Clive Everitt, of Oxford accountants Shaw Gibbs, has been appointed administrator of Courier Newspapers (Oxford) Ltd.
Under a so-called “pre-pack” agreement, publishing manager Howard Taylor has a new company, Biz Publishing Ltd, which has bought the goodwill and assets of Courier Newspapers (Oxford) Ltd.
Howard said: “The key thing is that all of our titles are continuing to be published.”
The Courier group’s 24 staff have been taken on by the new company.
A statement from Shaw Gibbs Insolvency & Corporate Recovery Services said: “Subsequent to the Administration the business and assets of Courier Newspapers Limited, excluding book debts, was sold to Biz Publishing Limited of Griffins Court, 24 – 32 London Road, Newbury, Berkshire RG14 1JX.
“The sale has achieved the continuation of the business, a maximisation of value for the creditors of Courier Newspapers Limited and has also secured the jobs of the employees of Courier Newspapers Limited all of whom have had their contracts of employment transferred to Biz Publishing Limited.”
Courier Newspapers (Oxford) Ltd was bought by Tri Media Publishing Ltd, owned by Howard Taylor, from Milestone Group plc last October.
At the time it acquired the lease to a large building, and the papers have now relocated to smaller premises.
After being taken over by Tri Media Publishing, the company replaced its four editions – the North, West and South Oxford Courier Journals and the Oxford City Journal – with two editions, the South Oxfordshire Courier and the Oxford Journal.

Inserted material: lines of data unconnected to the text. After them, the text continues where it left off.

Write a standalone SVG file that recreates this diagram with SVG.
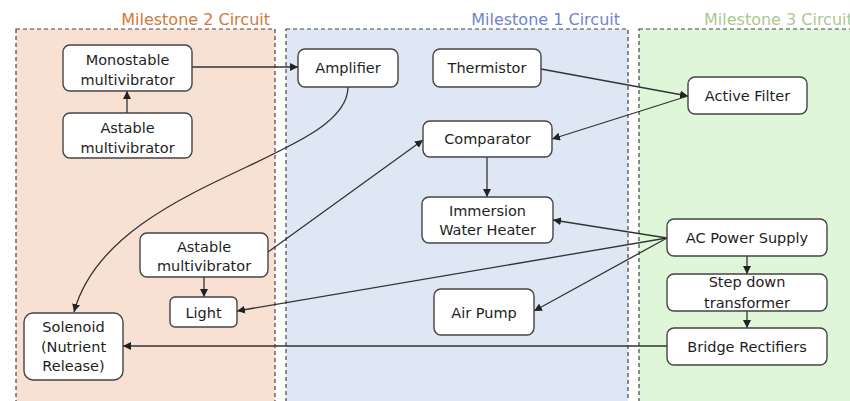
<svg xmlns="http://www.w3.org/2000/svg" width="850" height="401" viewBox="0 0 850 401">
<defs>
<marker id="ah" viewBox="0 0 10 10" refX="10" refY="5" markerWidth="8" markerHeight="8" markerUnits="userSpaceOnUse" orient="auto">
<path d="M0,0 L10,5 L0,10 z" fill="#222"/>
</marker>
<style>
.panel{stroke:#444;stroke-width:1.2;stroke-dasharray:4 3}
.title{font-family:"DejaVu Sans",sans-serif;font-size:16px}
.node rect{fill:#fff;stroke:#444;stroke-width:1.4}
.node text{font-family:"DejaVu Sans",sans-serif;font-size:14.5px;fill:#1e1e1e;text-anchor:middle}
.conn path{fill:none;stroke:#333;stroke-width:1.3;marker-end:url(#ah)}
</style>
</defs>
<rect width="850" height="401" fill="#fff"/>
<g id="panel-m2">
<rect class="panel" x="16" y="29" width="259" height="380" fill="#F8E1D2"/>
<text class="title" x="270" y="25" text-anchor="end" fill="#D0793A">Milestone 2 Circuit</text>
</g>
<g id="panel-m1">
<rect class="panel" x="286" y="29" width="342" height="380" fill="#DFE7F4"/>
<text class="title" x="620" y="25" text-anchor="end" fill="#6D85CF">Milestone 1 Circuit</text>
</g>
<g id="panel-m3">
<rect class="panel" x="639" y="29" width="230" height="380" fill="#DFF7D8"/>
<text class="title" x="704" y="25" fill="#A9C98F">Milestone 3 Circuit</text>
</g>
<g class="conn" id="connectors">
<path d="M127,113 L127,91"/>
<path d="M192,67 L298,67"/>
<path d="M348,87 C348,160 110,180 74,312"/>
<path d="M541,69 L688,96"/>
<path d="M688,96 L552,139"/>
<path d="M487,157 L487,197"/>
<path d="M268,252 L423,140"/>
<path d="M204,277 L204,297"/>
<path d="M667,238 L553,220"/>
<path d="M667,238 L237,311"/>
<path d="M667,238 L534,311"/>
<path d="M747,256 L747,274"/>
<path d="M747,311 L747,328"/>
<path d="M667,346 L123,346"/>
</g>
<g class="node" id="monostable"><rect x="63" y="45" width="129" height="46" rx="7"/><text x="127.5" y="65">Monostable</text><text x="127.5" y="84.5">multivibrator</text></g>
<g class="node" id="astable-top"><rect x="63" y="113" width="129" height="45" rx="7"/><text x="127.5" y="133">Astable</text><text x="127.5" y="152.5">multivibrator</text></g>
<g class="node" id="amplifier"><rect x="298" y="49" width="100" height="38" rx="7"/><text x="348" y="73">Amplifier</text></g>
<g class="node" id="thermistor"><rect x="433" y="49" width="108" height="38" rx="7"/><text x="487" y="73">Thermistor</text></g>
<g class="node" id="comparator"><rect x="423" y="121" width="129" height="36" rx="7"/><text x="487.5" y="144">Comparator</text></g>
<g class="node" id="active-filter"><rect x="688" y="77" width="119" height="37" rx="7"/><text x="747.5" y="101">Active Filter</text></g>
<g class="node" id="heater"><rect x="422" y="197" width="131" height="46" rx="7"/><text x="487.5" y="216">Immersion</text><text x="487.5" y="235">Water Heater</text></g>
<g class="node" id="air-pump"><rect x="434" y="289" width="100" height="46" rx="7"/><text x="484" y="318">Air Pump</text></g>
<g class="node" id="ac-power"><rect x="667" y="219" width="160" height="37" rx="7"/><text x="747" y="243">AC Power Supply</text></g>
<g class="node" id="step-down"><rect x="667" y="274" width="160" height="37" rx="7"/><text x="747" y="287">Step down</text><text x="747" y="307.5">transformer</text></g>
<g class="node" id="bridge"><rect x="667" y="328" width="160" height="37" rx="7"/><text x="747" y="352">Bridge Rectifiers</text></g>
<g class="node" id="astable-bottom"><rect x="140" y="233" width="128" height="44" rx="7"/><text x="204" y="252">Astable</text><text x="204" y="271">multivibrator</text></g>
<g class="node" id="light"><rect x="170" y="297" width="67" height="30" rx="5"/><text x="203.5" y="318">Light</text></g>
<g class="node" id="solenoid"><rect x="24" y="313" width="99" height="67" rx="9"/><text x="73.5" y="332">Solenoid</text><text x="73.5" y="352">(Nutrient</text><text x="73.5" y="371">Release)</text></g>
</svg>
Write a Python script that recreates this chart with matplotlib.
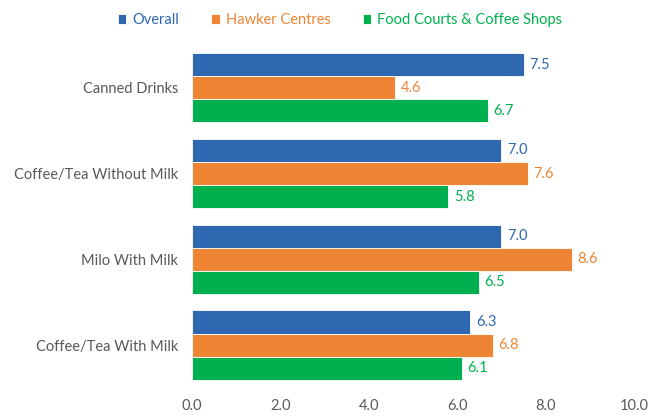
import matplotlib

matplotlib.use("Agg")
import matplotlib.pyplot as plt
import numpy as np

plt.rcParams["font.family"] = ["Lato", "DejaVu Sans"]

categories = ["Canned Drinks", "Coffee/Tea Without Milk", "Milo With Milk", "Coffee/Tea With Milk"]
series_names = ["Overall", "Hawker Centres", "Food Courts & Coffee Shops"]
overall = [7.5, 7.0, 7.0, 6.3]
hawker = [4.6, 7.6, 8.6, 6.8]
food_courts = [6.7, 5.8, 6.5, 6.1]
x_ticks = [0.0, 2.0, 4.0, 6.0, 8.0, 10.0]

COLORS = ["#2f67b1", "#ed8535", "#00b04f"]
TEXT = "#595959"

fig = plt.figure(figsize=(6.64, 4.19), dpi=100)
ax = fig.add_axes([0.289, 0.074, 0.666, 0.819])

bar_h = 0.27
ypos = np.arange(len(categories))[::-1]
offsets = [bar_h, 0.0, -bar_h]
handles = []
for vals, name, color, off in zip([overall, hawker, food_courts], series_names, COLORS, offsets):
    bars = ax.barh(ypos + off, vals, height=bar_h, color=color, edgecolor="white",
                   linewidth=0.6, label=name)
    handles.append(bars)
    for y, v in zip(ypos + off, vals):
        ax.text(v + 0.12, y, f"{v:.1f}", color=color, fontsize=10.5, ha="left", va="center")

ax.set_xlim(0, 10)
ax.set_ylim(-0.5, 3.5)
ax.set_xticks(x_ticks)
ax.set_xticklabels([f"{t:.1f}" for t in x_ticks], color=TEXT, fontsize=10.5)
ax.set_yticks(ypos)
ax.set_yticklabels(categories, color=TEXT, fontsize=10.5)
ax.tick_params(axis="x", length=0, pad=8)
ax.tick_params(axis="y", length=0, pad=10)
for spine in ax.spines.values():
    spine.set_visible(False)

leg = fig.legend(handles=handles, labels=series_names, loc="center", bbox_to_anchor=(0.512, 0.952),
                 ncol=3, frameon=False, fontsize=10.5, handlelength=0.6, handleheight=0.6,
                 handletextpad=0.4, columnspacing=2.2, labelcolor=COLORS)

fig.savefig("out.png", dpi=100)
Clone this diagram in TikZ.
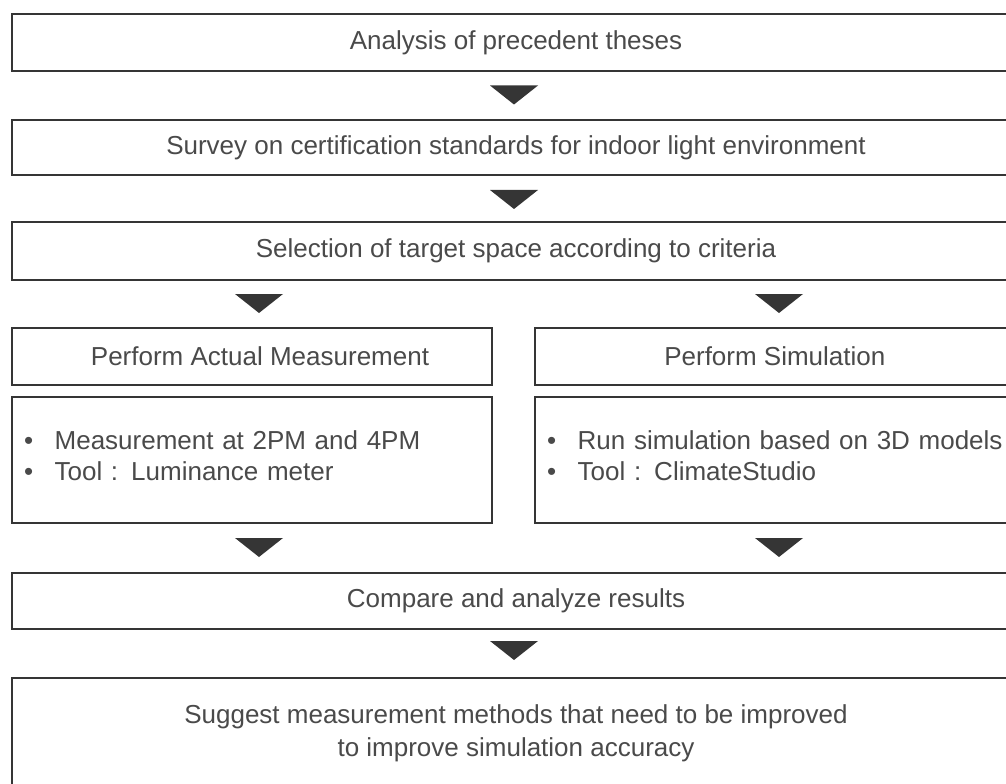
\documentclass[tikz,border=0pt]{standalone}
\usepackage{fontspec}
\setmainfont{Liberation Sans}
\definecolor{lin}{HTML}{353535}
\definecolor{txt}{HTML}{4A4A4A}
\begin{document}
\begin{tikzpicture}[x=0.75pt,y=-0.75pt,
  box/.style={draw=lin, line width=1.9pt, fill=white, rectangle, inner sep=0pt,
    text=txt, font=\fontsize{19.5}{23.5}\selectfont, align=center},
  list/.style={box, align=left, inner xsep=9pt},
  tri/.pic={\fill[lin] (-24,0) -- (24,0) -- (0,19) -- cycle;}]
\useasboundingbox (0,0) rectangle (1006,784);
\begin{scope}
\clip (0,0) rectangle (1006,784);
\node[box, minimum width=756pt, minimum height=42.75pt] (b1) at (516,42.5) {Analysis of precedent theses};
\node[box, minimum width=756pt, minimum height=41.25pt] (b2) at (516,147.5) {Survey on certification standards for indoor light environment};
\node[box, minimum width=756pt, minimum height=43.5pt] (b3) at (516,251) {Selection of target space according to criteria};
\node[box, minimum width=360pt, minimum height=42.75pt] (b4l) at (252,356.5) {\hspace{12pt}Perform Actual Measurement};
\node[box, minimum width=363.75pt, minimum height=42.75pt] (b4r) at (777.5,356.5) {\hspace{-4pt}Perform Simulation};
\node[list, text width=342pt, minimum height=94.5pt] (b5l) at (252,460)
  {\makebox[23pt][l]{\textbullet}Measurement at 2PM and 4PM\\\makebox[23pt][l]{\textbullet}Tool : Luminance meter\rule[-7pt]{0pt}{1pt}};
\node[list, text width=345.75pt, minimum height=94.5pt] (b5r) at (777.5,460)
  {\makebox[23pt][l]{\textbullet}Run simulation based on 3D models\\\makebox[23pt][l]{\textbullet}Tool : ClimateStudio\rule[-7pt]{0pt}{1pt}};
\node[box, minimum width=756pt, minimum height=42pt] (b6) at (516,601) {Compare and analyze results};
\node[box, minimum width=756pt, minimum height=82.5pt, font=\fontsize{19.5}{25}\selectfont] (b7) at (516,733)
  {Suggest measurement methods that need to be improved\\to improve simulation accuracy};
\end{scope}
\pic at (514,85.5) {tri};
\pic at (514,190) {tri};
\pic at (259,294) {tri};
\pic at (779,294) {tri};
\pic at (259,538) {tri};
\pic at (779,538) {tri};
\pic at (514,641) {tri};
\end{tikzpicture}
\end{document}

Tri Media itself was sold off by parent company, Milestone Group, late last summer.
Tri Media Publishing also owns the Basingstoke Observer, which is unaffected.
Pre-pack agreements are common practice in insolvency where an administrator, whose primary aim is to try and rescue a business as a going concern, decides the best outcome achievable is for the sale of goodwill and assets to be agreed and packaged up and sold on a “pre-pack” basis, often to someone who was closely involved with running the first company.
This is sometimes referred to known as a “phoenix” scenario, when a business is effectively saved by the start of a new company which is a new entity with limited liability. Proper market value must be paid, and the purchase price can be used towards paying creditors of the first company, which typically will then be dissolved or wound-up.